Getting Straight A’s in College

October 31, 2009 by admin  
Filed under Ambition, College

by Katherine J. Chen

Back in high school, you were at the top of your graduating class. Getting straight A’s at the end of each term was no problem. Maybe you didn’t even study that hard. While others were floundering in British Literature, you were receiving A’s on every single paper.

Now, you are in college. Again, you find yourself in a British Literature course that others tell you shouldn’t be that challenging since it is only a 200-level class. The grade distribution is as follows: 75% for four essays, 10% on a midterm, and 15% on a final exam. The first essay is due in a few days, but you leave it to the night before.

“No sweat,” you think to yourself. Everything should be fine. You have kept up with the reading, and you have participated in class. The professor seems to like you, and in short, you have nothing to worry about. The next day, you hand your essay in on time.

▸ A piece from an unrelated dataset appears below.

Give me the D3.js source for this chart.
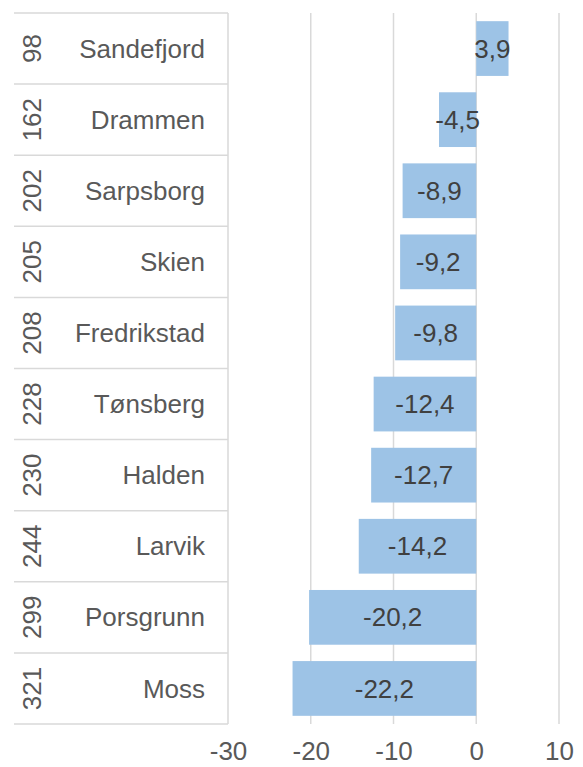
<!DOCTYPE html>
<html>
<head>
<meta charset="utf-8">
<script src="https://cdn.jsdelivr.net/npm/d3@7"></script>
<style>
  body { margin: 0; background: #fff; }
  svg text { font-family: "Liberation Sans", Arial, sans-serif; }
</style>
</head>
<body>
<div id="main"></div>
<script>
// data
const towns = ['Sandefjord', 'Drammen', 'Sarpsborg', 'Skien', 'Fredrikstad', 'Tønsberg', 'Halden', 'Larvik', 'Porsgrunn', 'Moss'];
const ranks = [98, 162, 202, 205, 208, 228, 230, 244, 299, 321];
const values = [3.9, -4.5, -8.9, -9.2, -9.8, -12.4, -12.7, -14.2, -20.2, -22.2];
const ticks = [-30, -20, -10, 0, 10];

// SVG
const w = 583;
const h = 767;
const plotTop = 13;
const plotBottom = 724;
const plotLeft = 228;
const plotRight = 559;
const tableLeft = 14;

const barColor = '#9dc3e6';
const gridColor = '#d9d9d9';
const fontSize = '26px';

const svg = d3.select('#main')
    .append('svg')
    .attr('width', w)
    .attr('height', h)

const x = d3.scaleLinear()
    .domain([-30, 10])
    .range([plotLeft, plotRight])

const y = d3.scaleBand()
    .domain(towns)
    .range([plotTop, plotBottom])
    .paddingInner(0.23)
    .paddingOuter(0.115)

const rows = d3.scaleBand()
    .domain(towns)
    .range([plotTop, plotBottom])

// gridlines
svg.append('g')
    .selectAll('line')
    .data(ticks)
    .enter()
    .append('line')
    .attr('x1', d => x(d))
    .attr('x2', d => x(d))
    .attr('y1', plotTop)
    .attr('y2', plotBottom)
    .attr('stroke', gridColor)
    .attr('stroke-width', 1.5)

// table row lines
const borders = towns.map(t => rows(t)).concat([plotBottom]);
svg.append('g')
    .selectAll('line')
    .data(borders)
    .enter()
    .append('line')
    .attr('x1', tableLeft)
    .attr('x2', plotLeft)
    .attr('y1', d => d)
    .attr('y2', d => d)
    .attr('stroke', gridColor)
    .attr('stroke-width', 1.5)

// bars
svg.append('g')
    .selectAll('rect')
    .data(values)
    .enter()
    .append('rect')
    .attr('x', d => x(Math.min(0, d)))
    .attr('y', (d, i) => y(towns[i]))
    .attr('width', d => Math.abs(x(d) - x(0)))
    .attr('height', y.bandwidth())
    .attr('fill', barColor)

// value labels
svg.append('g')
    .selectAll('text')
    .data(values)
    .enter()
    .append('text')
    .attr('x', d => (x(d) + x(0)) / 2)
    .attr('y', (d, i) => rows(towns[i]) + rows.bandwidth() / 2)
    .attr('dy', '0.35em')
    .attr('text-anchor', 'middle')
    .attr('fill', '#404040')
    .style('font-size', fontSize)
    .text(d => String(d).replace('.', ','))

// town names
svg.append('g')
    .selectAll('text')
    .data(towns)
    .enter()
    .append('text')
    .attr('x', 205)
    .attr('y', d => rows(d) + rows.bandwidth() / 2)
    .attr('dy', '0.35em')
    .attr('text-anchor', 'end')
    .attr('fill', '#595959')
    .style('font-size', fontSize)
    .text(d => d)

// ranks, rotated
svg.append('g')
    .selectAll('text')
    .data(ranks)
    .enter()
    .append('text')
    .attr('transform', (d, i) => `translate(31.5, ${rows(towns[i]) + rows.bandwidth() / 2}) rotate(-90)`)
    .attr('dy', '0.35em')
    .attr('text-anchor', 'middle')
    .attr('fill', '#595959')
    .style('font-size', fontSize)
    .text(d => d)

// x axis
const xAxis = d3.axisBottom(x)
    .tickValues(ticks)
    .tickSize(0)
    .tickPadding(18)
    .tickFormat(d => String(d))

svg.append('g')
    .attr('transform', `translate(0, ${plotBottom})`)
    .call(xAxis)
    .call(g => g.select('.domain').remove())
    .selectAll('text')
    .attr('fill', '#595959')
    .style('font-size', fontSize)
    .style('font-family', '"Liberation Sans", Arial, sans-serif')
</script>
</body>
</html>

A week later, you get it back with written comments and a grade. You skip all the little notes scribbled in the margins to the last page where a big fat C is circled in red pen. After hyperventilating for a few minutes, you return to your room and resolve to argue it out with your professor the next day.

In college, the academic standards will be inevitably higher. Quite frankly, you can’t expect to receive the same grades as you did in high school without putting in a considerable amount of work. The following tips are aimed at getting you to think in the right way about what kind of work you should be putting in to start securing those elusive A’s.

1.    In college, effort doesn’t really count the same way it did in high school. No matter how many times you visit your professor during office hours to discuss how your essay can be improved, the only thing that will matter in the end is the paper that sits on his desk. He won’t consider how many days you spent wracking your brain for a strong thesis. The only object of interest to him is the content of the paper and the quality of those five or six pages. What can you do in such a case? Have others read your paper and share their thoughts. A strong paper is, at the end of the day, a strong paper. Your professor may not agree with you, but if you support your conclusions, he will have to give you credit where it is due. Be conscious of what you are handing in, and make sure that every single paper you submit is your best work.

2.    Manage your time well. A’s don’t just appear out of thin air. Actively participate in class. Don’t reserve all of your questions to private office hours. The classroom is meant for collaboration among students, and participation will usually count for at least a percentage of your final grade. Why be the one sulking in the corner of the room when you could be an active force in the classroom?

3.    Attend as many lectures as possible. This point really can’t be stressed enough. If you have lecture three times a week, go to every single one. Lectures form the basis of a course. Even if you complete all three hundred pages of reading each week, that won’t replace the lessons being taught by your instructors during lecture.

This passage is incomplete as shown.